Last edited 27 Apr 2022

Landscape planning

Assessing landscape value outside national designations, Technical Guidance Note 02/21, published by the Landscape Institute in 2021, defines landscape planning as: ‘Strong forward-looking action to enhance, restore or create landscapes (European Landscape Convention). The development and application of strategies, policies and plans to create successful environments, in both urban and rural settings, for the benefit of current and future generations (Landscape Institute).’

Glossary of the Information System of the Council of Europe Landscape Convention, Spatial planning and landscape, No. 106, published by the Council of Europe in 2018, states: ‘According to the Council of Europe Landscape Convention, landscape planning “means strong forward-looking action to enhance, restore or create landscapes”. Landscape planning is based on a set of forward-looking activities. It concerns, inter alia, the reassessment of degraded landscapes, and particularly wasteland. Major developments which meet society’s new needs (including transport systems and renewable energy sources) may in fact comprise landscape planning. Such activities are usually subjected to an environmental impact assessment. In these cases, the relevance threshold of impact studies is reached.
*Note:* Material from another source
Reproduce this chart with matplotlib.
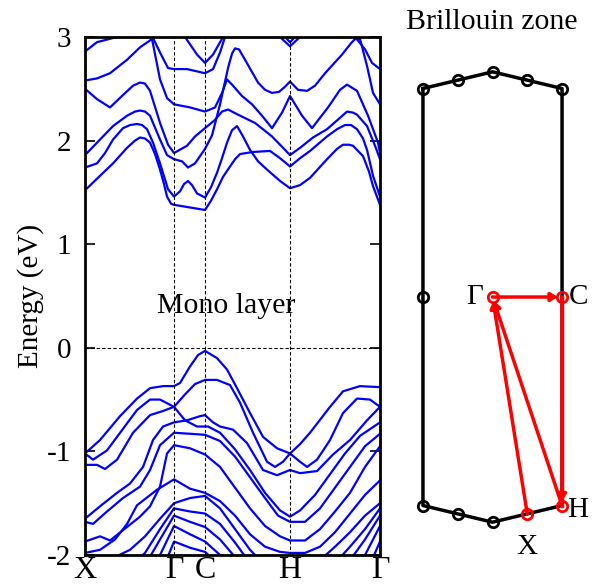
import matplotlib
matplotlib.use("Agg")
import matplotlib.pyplot as plt
from matplotlib.patches import FancyArrowPatch

plt.rcParams['font.family'] = ['Liberation Serif', 'DejaVu Serif']
plt.rcParams['axes.unicode_minus'] = False

# high-symmetry points along the k-path (path length units)
kpts = [0, 89, 120, 205, 295]
klabels = ['X', 'Γ', 'C', 'H', 'Γ']

# conduction bands: (k, E) pairs
c1_k = [0, 15, 28, 42, 50, 55, 60, 65, 70, 75, 79, 82, 86, 89, 120, 126, 132, 138, 145, 150, 155, 168, 185, 195, 205,
        215, 225, 242, 252, 260, 266, 272, 278, 282, 288, 295]
c1_e = [1.52, 1.66, 1.78, 1.93, 2.00, 2.03, 2.02, 1.98, 1.87, 1.72, 1.58, 1.46, 1.39, 1.38, 1.33, 1.42, 1.53, 1.65, 1.75, 1.82, 1.87, 1.89, 1.90, 1.83, 1.75,
        1.83, 1.90, 2.04, 2.11, 2.15, 2.15, 2.11, 2.02, 1.91, 1.66, 1.46]
c2_k = [0, 12, 20, 28, 38, 45, 52, 57, 62, 68, 75, 83, 89, 95, 99, 103, 107, 112, 120, 126, 132, 137, 142, 147, 152, 158, 165, 173, 182, 195, 205,
        215, 225, 242, 252, 258, 264, 268, 278, 284, 288, 295]
c2_e = [1.74, 1.78, 1.88, 2.01, 2.12, 2.15, 2.16, 2.15, 2.11, 1.98, 1.78, 1.53, 1.46, 1.51, 1.58, 1.61, 1.57, 1.49, 1.45, 1.55, 1.69, 1.83, 1.98, 2.10, 2.14, 2.04, 1.91, 1.80, 1.72, 1.61, 1.54,
        1.57, 1.64, 1.82, 1.92, 1.96, 1.96, 1.95, 1.85, 1.70, 1.56, 1.38]
c3_k = [0, 15, 28, 42, 50, 55, 60, 65, 75, 82, 89, 97, 103, 110, 120, 127, 135, 143, 147, 150, 154, 160, 173, 180, 187, 194, 200, 205,
        213, 222, 230, 240, 257, 266, 270, 275, 282, 288, 295]
c3_e = [1.86, 2.01, 2.14, 2.24, 2.28, 2.29, 2.28, 2.24, 2.01, 1.86, 1.82, 1.80, 1.74, 1.78, 1.92, 2.05, 2.35, 2.70, 2.84, 2.89, 2.88, 2.78, 2.56, 2.49, 2.46, 2.47, 2.52, 2.57,
        2.49, 2.48, 2.53, 2.65, 2.83, 2.94, 2.98, 2.98, 2.72, 2.46, 2.35]
c4_k = [0, 12, 25, 38, 48, 55, 60, 65, 75, 83, 89, 102, 110, 120, 130, 137, 143, 153, 170, 187, 205,
        215, 228, 242, 255, 262, 268, 272, 282, 290, 295]
c4_e = [2.50, 2.40, 2.32, 2.44, 2.53, 2.56, 2.55, 2.48, 2.17, 1.96, 1.88, 1.95, 2.04, 2.12, 2.20, 2.28, 2.30, 2.25, 2.17, 2.04, 1.86,
        1.93, 2.03, 2.11, 2.22, 2.28, 2.27, 2.25, 2.14, 1.95, 1.82]
c5_k = [0, 12, 25, 42, 55, 67, 75, 82, 89, 105, 120, 130, 137, 142, 147, 157, 167, 177, 187, 197, 205,
        217, 227, 243, 255, 262, 272, 283, 293, 295]
c5_e = [2.58, 2.60, 2.65, 2.78, 2.90, 2.98, 2.59, 2.41, 2.35, 2.32, 2.28, 2.32, 2.46, 2.59, 2.54, 2.43, 2.35, 2.24, 2.12, 2.27, 2.43,
        2.24, 2.12, 2.32, 2.49, 2.54, 2.48, 2.24, 1.98, 1.88]
c6_k = [0, 12, 32, 50, 68, 75, 83, 89, 102, 120, 128, 135, 140, 160, 190, 195, 205, 215, 230, 265, 271, 280, 287, 295]
c6_e = [2.86, 2.95, 3.00, 3.12, 2.99, 2.85, 2.70, 2.69, 2.69, 2.65, 2.69, 2.85, 3.00, 3.20, 3.05, 3.00, 2.91, 3.00, 3.20, 3.12, 2.99, 2.88, 2.75, 2.69]
c7_k = [89, 100, 112, 120, 128, 138, 150, 190, 200, 205, 210, 220]
c7_e = [3.20, 3.00, 2.83, 2.75, 2.83, 3.00, 3.20, 3.10, 3.00, 2.95, 3.00, 3.10]

# valence bands
v1_k = [0, 15, 35, 52, 65, 78, 89, 95, 105, 113, 120, 132, 142, 152, 165, 178, 192, 205,
        215, 225, 245, 258, 275, 295]
v1_e = [-1.02, -0.89, -0.66, -0.49, -0.39, -0.37, -0.37, -0.34, -0.18, -0.07, -0.03, -0.10, -0.21, -0.39, -0.63, -0.86, -0.97, -1.02,
        -0.93, -0.82, -0.57, -0.42, -0.37, -0.38]
v2_k = [0, 8, 22, 32, 52, 65, 75, 89, 100, 110, 120, 132, 145, 155, 168, 182, 190, 198, 205,
        215, 222, 232, 245, 258, 272, 285, 295]
v2_e = [-1.02, -1.08, -0.99, -0.86, -0.60, -0.50, -0.50, -0.57, -0.45, -0.35, -0.31, -0.31, -0.36, -0.53, -0.82, -1.10, -1.15, -1.10, -1.02,
        -1.10, -1.15, -1.08, -0.89, -0.63, -0.49, -0.50, -0.57]
v3_k = [0, 12, 20, 32, 48, 65, 78, 89, 100, 112, 123, 135, 150, 165, 180, 195, 205,
        215, 230, 245, 260, 275, 295]
v3_e = [-1.13, -1.13, -1.17, -1.08, -0.82, -0.65, -0.61, -0.57, -0.70, -0.76, -0.76, -0.82, -0.98, -1.18, -1.40, -1.57, -1.63,
        -1.57, -1.42, -1.22, -1.02, -0.85, -0.72]
v4_k = [0, 15, 32, 45, 58, 68, 78, 89, 102, 115, 120, 128, 135, 148, 162, 178, 192, 205,
        215, 232, 248, 265, 282, 295]
v4_e = [-1.65, -1.53, -1.40, -1.31, -1.15, -0.89, -0.76, -0.72, -0.70, -0.66, -0.65, -0.72, -0.76, -0.79, -0.92, -1.18, -1.23, -1.18,
        -1.21, -1.19, -1.03, -0.89, -0.70, -0.57]
v5_k = [0, 8, 22, 38, 55, 65, 75, 89, 105, 120, 135, 150, 165, 180, 193, 205,
        220, 235, 250, 265, 280, 295]
v5_e = [-1.68, -1.70, -1.58, -1.45, -1.34, -1.18, -0.94, -0.82, -0.83, -0.84, -0.90, -1.05, -1.25, -1.45, -1.62, -1.68,
        -1.68, -1.55, -1.35, -1.15, -0.95, -0.83]
v6_k = [0, 15, 25, 38, 55, 65, 75, 82, 89, 105, 120, 135, 150, 165, 180, 195, 205,
        220, 235, 250, 265, 280, 295]
v6_e = [-1.87, -1.82, -1.86, -1.76, -1.63, -1.53, -1.34, -1.02, -0.94, -0.97, -1.03, -1.15, -1.35, -1.55, -1.72, -1.82, -1.86,
        -1.86, -1.75, -1.58, -1.40, -1.15, -0.95]
v7_k = [0, 15, 30, 42, 52, 72, 89, 105, 120, 135, 150, 165, 180, 195, 205,
        220, 235, 250, 265, 280, 295]
v7_e = [-1.98, -1.95, -1.85, -1.70, -1.52, -1.37, -1.27, -1.36, -1.40, -1.48, -1.62, -1.80, -1.92, -1.97, -1.98,
        -1.98, -1.92, -1.78, -1.60, -1.42, -1.28]

# deeper valence bands share one k grid
vk = [0, 15, 30, 45, 60, 75, 89, 105, 120, 135, 150, 165, 180, 195, 205, 220, 235, 250, 265, 280, 295]
v8_e = [-2.15, -2.10, -2.02, -1.95, -1.82, -1.65, -1.50, -1.45, -1.43, -1.55, -1.75, -1.95, -2.10, -2.20, -2.20, -2.15, -2.05, -1.92, -1.78, -1.62, -1.50]
v9_e = [-2.30, -2.25, -2.20, -2.10, -1.98, -1.75, -1.55, -1.58, -1.60, -1.70, -1.88, -2.08, -2.25, -2.35, -2.35, -2.30, -2.20, -2.08, -1.92, -1.75, -1.55]
v10_e = [-2.45, -2.40, -2.35, -2.25, -2.10, -1.85, -1.62, -1.68, -1.73, -1.85, -2.02, -2.20, -2.35, -2.45, -2.45, -2.40, -2.35, -2.20, -2.05, -1.85, -1.62]
v11_e = [-2.60, -2.55, -2.50, -2.40, -2.25, -2.00, -1.72, -1.80, -1.87, -2.00, -2.15, -2.35, -2.50, -2.60, -2.60, -2.55, -2.50, -2.35, -2.20, -2.00, -1.72]
v12_e = [-2.80, -2.75, -2.70, -2.60, -2.45, -2.20, -1.87, -1.93, -1.97, -2.10, -2.30, -2.50, -2.70, -2.80, -2.80, -2.75, -2.70, -2.55, -2.40, -2.20, -1.87]

# Brillouin zone outline (reciprocal units, Γ at origin)
bz_x = [-0.5, -0.25, 0.0, 0.25, 0.5, 0.5, 0.25, 0.0, -0.25, -0.5, -0.5]
bz_y = [1.5, 1.56, 1.62, 1.56, 1.5, -1.5, -1.56, -1.62, -1.56, -1.5, 1.5]
bz_dot_x = [-0.5, -0.25, 0.0, 0.25, 0.5, -0.5, -0.5, -0.25, 0.0]
bz_dot_y = [1.5, 1.56, 1.62, 1.56, 1.5, 0.0, -1.5, -1.56, -1.62]
hs_name = ['Γ', 'C', 'H', 'X']
hs_x = [0.0, 0.5, 0.5, 0.25]
hs_y = [0.0, 0.0, -1.5, -1.56]

fig = plt.figure(figsize=(5.95, 5.85), dpi=100)

# ---- band structure ----
ax = fig.add_axes([0.1429, 0.0513, 0.4958, 0.8855])
blue = '#0000ff'
bands = [(c1_k, c1_e), (c2_k, c2_e), (c3_k, c3_e), (c4_k, c4_e), (c5_k, c5_e),
         (c6_k, c6_e), (c7_k, c7_e), (v1_k, v1_e), (v2_k, v2_e), (v3_k, v3_e),
         (v4_k, v4_e), (v5_k, v5_e), (v6_k, v6_e), (v7_k, v7_e)]
for e in [v8_e, v9_e, v10_e, v11_e, v12_e]:
    bands.append((vk, e))
for k, e in bands:
    ax.plot(k, e, color=blue, lw=1.6, solid_joinstyle='round')

for k in kpts[1:-1]:
    ax.axvline(k, color='black', lw=0.8, ls=(0, (3, 2)))
ax.axhline(0, color='black', lw=0.8, ls=(0, (3, 2)))

ax.set_xlim(kpts[0], kpts[-1])
ax.set_ylim(-2, 3)
ax.set_xticks(kpts)
ax.set_xticklabels(klabels)
ax.set_yticks([-2, -1, 0, 1, 2, 3])
ax.tick_params(axis='y', direction='in', length=7, width=1.2, right=True, labelsize=21, pad=10)
ax.tick_params(axis='x', length=0, labelsize=23, pad=1)
for s in ax.spines.values():
    s.set_linewidth(2)
ax.set_ylabel('Energy (eV)', fontsize=21, labelpad=2)
ax.text(141, 0.40, 'Mono layer', fontsize=21.5, ha='center', va='center')

# ---- Brillouin zone ----
bx = fig.add_axes([395 / 595, 25 / 585, 195 / 595, 520 / 585])
bx.set_xlim(-0.701, 0.701)
bx.set_ylim(-1.892, 1.849)
bx.axis('off')
bx.plot(bz_x, bz_y, color='black', lw=2.5, zorder=2)
bx.plot([0.5, 0.5], [0.0, -1.5], color='red', lw=2.5, zorder=3)
bx.plot(bz_dot_x, bz_dot_y, 'o', ms=7.5, mfc='none', mec='black', mew=2, zorder=4)
bx.plot(hs_x, hs_y, 'o', ms=7.5, mfc='none', mec='red', mew=2, zorder=5)

def red_arrow(i, j):
    bx.add_patch(FancyArrowPatch((hs_x[i], hs_y[i]), (hs_x[j], hs_y[j]),
                                 arrowstyle='-|>,head_length=4,head_width=2.5',
                                 color='red', lw=2.5, shrinkA=0, shrinkB=3, zorder=3))

red_arrow(0, 1)
red_arrow(1, 2)
red_arrow(2, 0)
red_arrow(3, 0)

bx.text(hs_x[0] - 0.07, hs_y[0], hs_name[0], fontsize=21, ha='right', va='center')
bx.text(hs_x[1] + 0.05, hs_y[1], hs_name[1], fontsize=21, ha='left', va='center')
bx.text(hs_x[2] + 0.04, hs_y[2] - 0.03, hs_name[2], fontsize=21, ha='left', va='center')
bx.text(hs_x[3], hs_y[3] - 0.24, hs_name[3], fontsize=21, ha='center', va='center')
fig.text(492 / 595, 1 - 22 / 585, 'Brillouin zone', fontsize=21.5, ha='center', va='center')

fig.savefig('out.png', dpi=100)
In fact, such studies were initially devised to keep negative impacts on the environment and on landscapes under control, and not as tools to use when designing a project with positive effects on the environment and on landscapes.’

Spatial development glossary, European Conference of Ministers responsible for Spatial/Regional Planning (CEMAT), Territory and landscape, No 2, published by Council of Europe Publishing in 2007, states: ‘Landscape planning is an activity involving both public and private professionals, aiming at the creation, conservation, enhancement and restoration of landscapes at various scales, from greenways and public parks to large areas, such as forests, large wilderness areas and reclamation of degraded landscapes such as mines or landfills.’